For instance, the screen space, maybe a reflection plane , which is just another view to add information to the scene or an irradiance volume that samples light so that we can emit bounce light according to that sample location.
Overall, we are just gathering information from different perspectives of the scene to make it complete. It only makes sense to add ambient occlusion into the mix so that we can utilize all the available information to create the render we want. Related content: A guide to Blender Eevee render settings. For completions sake, we will cover ambient occlusion in Eevee here as well. But for an alternative view and more in depth, check out the article above. The distance parameter adjust how far away surrounding objects can be to still contribute to the AO.
A higher number will result in more and darker shadow. The factor blends AO on top of the original image. Note though that the slider goes from 0 to 1 but we can type a higher number into the field.
We can, for instance, have a factor of five hundred if we felt that it was a fair value. The trace precision is a bit tricky, it short, don't touch it. But if you have artefacts you can adjust this to see if it solves the problem. It will give you a performance hit in complex scenes but may sometimes solve those problems. The bent normal refers to the angle most light hits the surface as opposed to the tangent normal witch is the direction the face is pointing. It is supposed to give slightly more accurate ambient occlusion.
The last setting, bounce approximation takes the light hitting an object into account. An object with more light gets less occlusion. This is a good setting to leave on as it increases realism. In Eevee ambient occlusion is a much more essential tool than in Cycles. It gives us more control over our scenes. For instance, we may have irradiance volumes that give excessive light in some areas while providing good indirect lighting in other areas.
In those cases, we can use ambient occlusion to dial back the indirect light where it is less desired. Many different techniques play together to get a nice final render in Eevee, and ambient occlusion is one of those tools.
The AO shader has limitations in both Cycles and Eevee right now. Some of the settings in the node only works in Cycles while Eevee depend on the global settings for this shader.
We must fall back on Cuda for Nvidia graphics cards. The AO node is also relatively expensive in terms of performance in Cycles. If we need maximum performance, we may benefit form baking ambient occlusion instead. We will touch on that further below. Let's start in Eevee. We can use the color and normal inputs.
The distance is Cycles only and instead; we use the global post-processing settings in the render tab. This means that we can't have different distances for different shaders.
But we can still work around that by adding a color ramp node after the ambient occlusion node. All properties without an input or output node are also cycles only. This leaves us with the Color and AO outputs for now. If we turn off global ambient occlusion the AO output will stop working. But the color output will work either way. We are using Eevee and ambient occlusion is turned on. We can put a color or use a texture as input in the ambient occlusion shader that we pass to the mixRBG node.
The AO output is piped to a colorramp so that we can adjust the AO effect. In this case I turned up the black a lot to make it very prominent in the occluded areas.

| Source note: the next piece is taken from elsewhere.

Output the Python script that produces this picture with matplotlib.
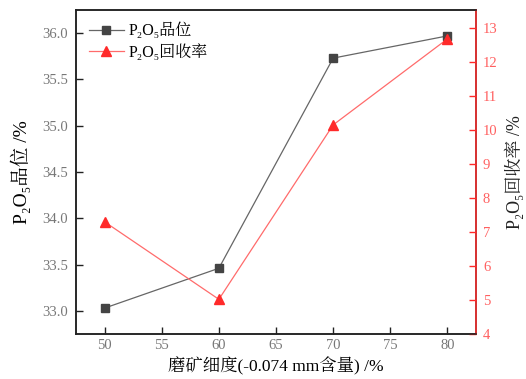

Then I added a green tint before the ambient occlusion shadow fades away. We mix this back with the color in the mixRGB node set to multiply with the factor slider set to 1. We can lower this value to fade away the ambient occlusion effect. Thanks to the compatibility between Eevee and Cycles we can use the same node setup, but in Cycles the other settings are used as well. You can see that there is some difference in color, we can probably tweak the scene to make them more similar.
But that is not why we are here. The overall effect is the same.